The Trinidad and Tobago Coalition Against the Death Penalty has issued a call for serious consideration of mandatory death sentences as a first step towards abolition of the death penalty in Trinidad and Tobago.
Further, the coalition said there is a need to move the death penalty debate beyond its use as a crime prevention measure and instead to explore effective preventative programming and improve the public security of T&T while promoting a restorative approach to the administration of justice.
The statement comes on the commemoration of the tenth anniversary of the World Day Against the Death Penalty today. The World Day was inaugurated by the World Coalition Against the Death Penalty, an alliance of more than 130 NGOs, bar associations, local authorities and unions from around the world to bring abolitionists together to strengthen the international dimension of the fight against the death penalty.

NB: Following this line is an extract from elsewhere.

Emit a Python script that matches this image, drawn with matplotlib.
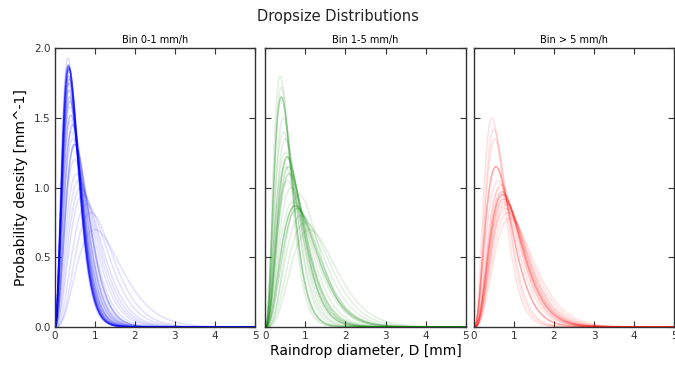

As regards T&T, the coalition also believes that it is time to move the public security debate beyond the death penalty and calls on the Government and the legislature to begin engaging in meaningful dialogue with civil society-including non-governmental organisations, community-based organisations, faith-based organisations, academia, activists and the legal profession-to explore new and effective solutions to improving public security and valuing a restorative approach to the administration of justice.
The local coalition says T&T is no exception and notes there has been recent legislative attempts to facilitate a return to hanging. After an undertaking by the Barbadian government to abolish their mandatory death sentencing, it points out that T&T is now the only country in the region which imposes a mandatory death sentence for murder.
This is prohibited under international human rights law and removes the judges' ability to consider all factors in a case, including mitigating circumstances or the individual circumstances of the crime itself. This year's theme of the world day focuses on the progress which has been made against the death penalty internationally in its first decade.
The coalition points out that the end of 2003, 80 countries had abolished the death penalty. Today, that figure stands at 97. Other countries which have joined this list are abolitionist for ordinary crimes, or have established a formal moratorium on executions.